I heard with dismay at the weekend, Saturday 12th November 2016, and on the following Monday on the television news bulletins and in the newspapers, about the 6th killing of a young Black man this year in Halifax, Nova Scotia; the eleventh homicide in 2016. The killings are not rare. I have had a base in Halifax for some 13 years and a trickle of such deaths have punctuated our day- to- day lives like the ticking of a clock.
It gradually becomes part of the background noise: death, grief, loss of loved ones, funerals, media coverage seeking answers and getting none, expected commentary from law enforcement that they are doing their best, calls for additional resources to be pumped into identified community facilities, words from elected officials and from the churches in the Province. What is absent however are effective strategies that are implemented based upon evidence- based ideas and initiatives that work, on how to tackle successfully this outrage.
I was painfully reminded of the writing of Primo Levi and Elie Wiesel outlining their personal experiences of the holocaust in memorable award winning books. They spoke about their survival and self identified ‘duty’ to give meaning to that survival ‘in which nothing made any sense’. Both writers were of the view that only those who had endured the horrifying impact of being in the concentration camps ‘knew what it was, Others will never know.’ They did, however, say that a level of qualified understanding could arise with trying to acquire knowledge about the experiences, how they arose in the first place, what were the factors which helped to create them, and most importantly, how can we prevent them happening again. We need to further involve those engaged in the killings to explore how they can be reduced and preferably stopped.
Elie Wiesel in his first novel, Dawn, tells the story of a young man charged by his superiors to murder another man held prisoner in a secret location. The young man spends an evening preparing to carry out the murder and reflects upon his life. The tale is about despair, the impact of external negative forces on our developing identity, and the acts of violence against innocent victims because of what we believe. The book is also about hope. Things can change for the better.
During the young man’s reflection, he thought he saw all those people who had contributed to his formation, ‘to the formation of my permanent identity… Some of them were familiar, but I could not pin a label upon them; they were names without faces or faces without names. And yet I knew that at some point my life had crossed theirs.’
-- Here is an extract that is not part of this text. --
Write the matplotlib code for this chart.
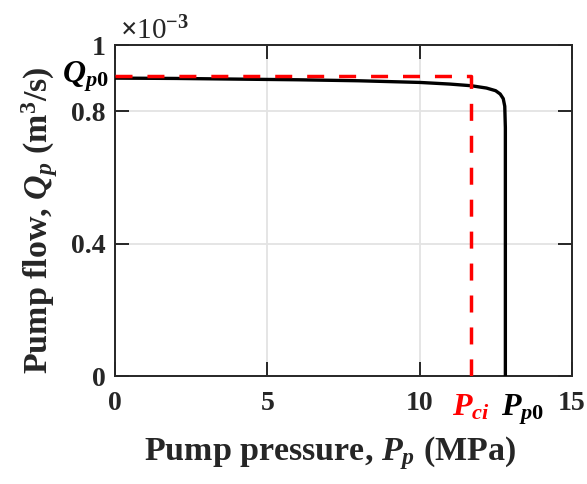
import matplotlib
matplotlib.use('Agg')
import matplotlib.pyplot as plt

plt.rcParams['font.family'] = 'Liberation Serif'
plt.rcParams['font.weight'] = 'bold'
plt.rcParams['mathtext.fontset'] = 'custom'
plt.rcParams['mathtext.rm'] = 'Liberation Serif:bold'
plt.rcParams['mathtext.it'] = 'Liberation Serif:italic:bold'
plt.rcParams['mathtext.bf'] = 'Liberation Serif:bold'

# pump characteristic (flow in 1e-3 m^3/s)
pressure = [0, 2, 4, 6, 8, 10, 11, 11.7, 12.2, 12.5, 12.65, 12.75, 12.8, 12.82, 12.82]
flow = [0.900, 0.899, 0.897, 0.895, 0.892, 0.887, 0.882, 0.877, 0.870, 0.862, 0.852, 0.838, 0.815, 0.75, 0.0]

# idealized characteristic
p_ci = 11.7
p_p0 = 12.82
q_p0 = 0.905
ideal_p = [0, p_ci, p_ci]
ideal_q = [q_p0, q_p0, 0]

fig = plt.figure(figsize=(5.87, 4.84), dpi=100)
ax = fig.add_axes([0.196, 0.223, 0.778, 0.684])

ax.plot(pressure, flow, color='black', lw=2.4, zorder=3)
ax.plot(ideal_p, ideal_q, color='red', lw=2.5, ls=(0, (4.9, 4.3)), zorder=4)

ax.set_xlim(0, 15)
ax.set_ylim(0, 1)
ax.set_xticks([0, 5, 10, 15])
ax.set_yticks([0, 0.4, 0.8, 1])
ax.set_xticklabels(['0', '5', '10', '15'])
ax.set_yticklabels(['0', '0.4', '0.8', '1'])
ax.grid(True, color='#e3e3e3', lw=1.3)
ax.set_axisbelow(True)
ax.tick_params(direction='in', length=10, width=1.4, labelsize=20, colors='#262626',
               top=True, right=True)
ax.tick_params(axis='x', pad=11)
ax.tick_params(axis='y', pad=7)
for s in ax.spines.values():
    s.set_linewidth(1.4)
    s.set_color('#262626')

ax.set_xlabel('Pump pressure, $P_p$ (MPa)', fontsize=24.5, fontweight='bold',
              color='#262626', labelpad=13)
ax.set_ylabel('Pump flow, $Q_p$ (m$^3$/s)', fontsize=24.5, fontweight='bold',
              color='#262626', labelpad=8)
ax.xaxis.label.set_x(0.47)
ax.yaxis.label.set_y(0.47)

ax.text(p_ci, -0.05, r'$P_{ci}$', color='red', fontsize=23, ha='center', va='top',
        clip_on=False)
ax.text(13.4, -0.05, r'$P_{p0}$', color='black', fontsize=23, ha='center', va='top',
        clip_on=False)
ax.text(-0.2, q_p0, r'$Q_{p0}$', color='black', fontsize=23, ha='right', va='center',
        clip_on=False)
ax.text(0.01, 1.0, r'$\times$10$^{-3}$', transform=ax.transAxes, fontsize=21,
        color='#262626', ha='left', va='bottom', fontweight='normal')

fig.savefig('out.png', dpi=100)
We, as members of the Nova Scotian community pride ourselves as being linked to each other by the fact of our residence here whether recent or multiple generational. We have a responsibility to look out for one another. The young man in the story learned painfully that he was part of a community, a wider network of people, known and unknown, who cared about him, wanted the best for him and were part of him. He realised that what he did and said directly affected all those people:
‘…an act so absolute as that of killing involves not only the killer but as well, those who have formed him. In murdering a man I was making them murderers.’
Primo Levi in his book, Truce, talking about the silence of the German population about what was happening in the concentration camps, stated that during the period ‘… in spite of the varied possibilities for information, most Germans didn’t know because they didn’t want to know. Because, indeed, they wanted not to know.’
We all are Leaders, young and older, and can identify in our diverse communities, credible people with contacts, ideas and practical experience who can contribute their expertise to reminding our youth and elders that we are all linked and that the killing has to stop. We can do it if we want to. We are all involved in it. Whether recognised or not, our lives do cross each other’s.